We are not plunged totally unprepared into The Faerie Queene. There is a `manifesto' by Spenser expounding his aims in writing the work (or what he claims those to be): there are various commendatory sonnets and other miscellaneous stanzas by various other parties; and there are a whole string of dedicatory sonnets addressed to an assortment of bigwigs by Spenser himself. It is easy to skip most of these, and then if we are lucky we may find ourselves engrossed in one of the most readable and entertaining poems in the English language. It is written in a slightly bogus antique idiom, a little like The Ancient Mariner two centuries later. The idea is to create an atmosphere, and the style is nowhere near as difficult to grasp as in Paradise Lost let alone genuine mediaeval English as in Chaucer's Troilus and Criseyde. Indeed, try opening the book at random and you may find the kind of magic working on you that Tolkien can work, except that great verse casts a spell of its own that not even my favourite prose can hope to equal. It purports to be a moral allegory, but moral allegories are boring and this is enthralling. Spenser knows how to spin a fairytale thriller, and you can't tell me that that was not what he really enjoyed doing.

The editor inserts for reference a table of dates and some suggestions for further reading before we have read anything, but I found the very brief `Note on the Text' to be rather interesting. It seems that there are three early editions, from 1590, 1596 and 1609, and that this edition is based on the 1596 text, with additional material taken from the other two sources where it is absent from that text. I certainly support the decision to include all the material that belongs in a purportedly complete version of The Faerie Queene, and the editor's apology for his `composite' text is courteous but quite unnecessary. However what I would have liked explained is why it has been decided to base our text here on the second of three early editions. Spenser died in 1599, so perhaps the 1596 text has been selected as incorporating his last thoughts and revisions. However this is no more than a guess on my own part.

Spelling and orthography are not commonly considered exciting topics, but if you agree with me (and with the editor if I have understood him) that Spenser is concerned to create an atmosphere with his pseudo-antique diction, then the spelling is all part and parcel. The way it has been done seems to me just about right. Plain annoyances to a modern reader such as tildes representing the nasals m or n are banished, but u v and i are retained where modern standards require v u and j. I cannot possibly regret that s is printed in the modern manner and not as f, as the latter could lead to quaint orthography in such cases as `Where the bee sucks there suck I'.

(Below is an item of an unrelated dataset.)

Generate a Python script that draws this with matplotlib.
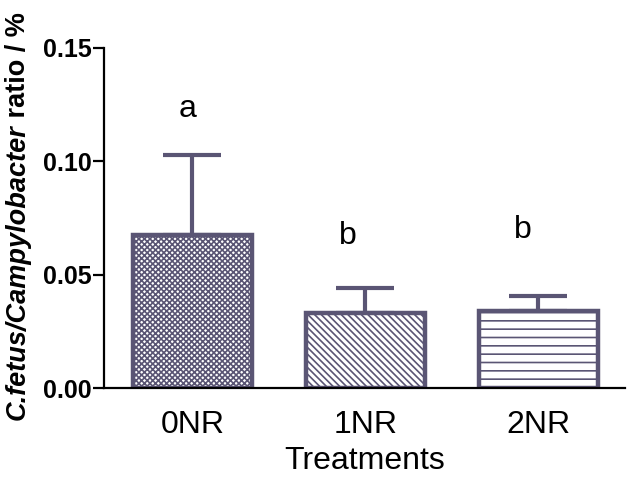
import matplotlib
matplotlib.use("Agg")
import matplotlib.pyplot as plt
import numpy as np

# ---- data ----
categories = ["0NR", "1NR", "2NR"]
means = [0.0677, 0.0332, 0.0341]
errors = [0.0350, 0.0110, 0.0066]
letters = ["a", "b", "b"]
letter_y = [0.123, 0.0670, 0.0695]
letter_dx = [-0.03, -0.10, -0.09]
hatches = ["xxxxxx", "\\\\\\\\\\", "--"]
yticks = [0.00, 0.05, 0.10, 0.15]
ytick_labels = ["0.00", "0.05", "0.10", "0.15"]

plt.rcParams["font.family"] = ["Liberation Sans", "DejaVu Sans"]
plt.rcParams["hatch.linewidth"] = 1.2

edge = "#5a5574"
plt.rcParams["hatch.color"] = edge

fig = plt.figure(figsize=(6.33, 4.83), dpi=100)
ax = fig.add_axes([104 / 633, 1 - 388 / 483, (625 - 104) / 633, (388 - 48) / 483])

x = np.arange(len(categories))
for i in range(len(categories)):
    ax.bar(x[i], means[i], width=0.69, color="white", edgecolor=edge,
           linewidth=3.2, hatch=hatches[i], zorder=2)
    ax.errorbar(x[i], means[i], yerr=[[0], [errors[i]]], fmt="none",
                ecolor=edge, elinewidth=3.0, capsize=21, capthick=3.0,
                zorder=1)

for i, t in enumerate(letters):
    ax.text(x[i] + letter_dx[i], letter_y[i], t, ha="center", va="center",
            fontsize=23)

ax.set_xlim(-0.51, 2.5)
ax.set_ylim(0, 0.15)
ax.set_yticks(yticks)
ax.set_yticklabels(ytick_labels, fontsize=18, fontweight="bold")
ax.set_xticks(x)
ax.set_xticklabels(categories, fontsize=23)
ax.tick_params(axis="x", length=0, pad=16)
ax.tick_params(axis="y", length=8, width=1.6, pad=1)
for s in ["top", "right"]:
    ax.spines[s].set_visible(False)
for s in ["left", "bottom"]:
    ax.spines[s].set_linewidth(1.6)
ax.set_xlabel("Treatments", fontsize=23, labelpad=4)

# y label with italic part
fig.canvas.draw()
renderer = fig.canvas.get_renderer()
lx = 18 / 633
t1 = fig.text(lx, 0, "C.fetus/Campylobacter", rotation=90, fontsize=19.5,
              fontweight="bold", fontstyle="italic", ha="center", va="bottom")
t2 = fig.text(lx, 0, " ratio / %", rotation=90, fontsize=19.5,
              fontweight="bold", ha="center", va="bottom")
b1 = t1.get_window_extent(renderer)
b2 = t2.get_window_extent(renderer)
total = b1.height + b2.height
center_px = 483 - 216
start = center_px - total / 2
t1.set_position((lx, start / 483))
t2.set_position((lx, (start + b1.height) / 483))

fig.savefig("out.png", dpi=100)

At the end there is an appendix detailing textual corrections, and another providing a handy list of common olde wordes. There are also `notes' on the verses explaining unfamiliar dictions and usages, but the most interesting items here are the longer `notes', which in effect provide much of what one would normally find in an introduction. I said already that I was relieved not to find this kind of material at the beginning of the book, so let me add now that I am thoroughly pleased to find it located where I do find it. After all, we have bought this edition in part (I suppose) because the editor is the Professor of English at Princeton. Spenser has provided the enjoyment, now it's time for the lessons.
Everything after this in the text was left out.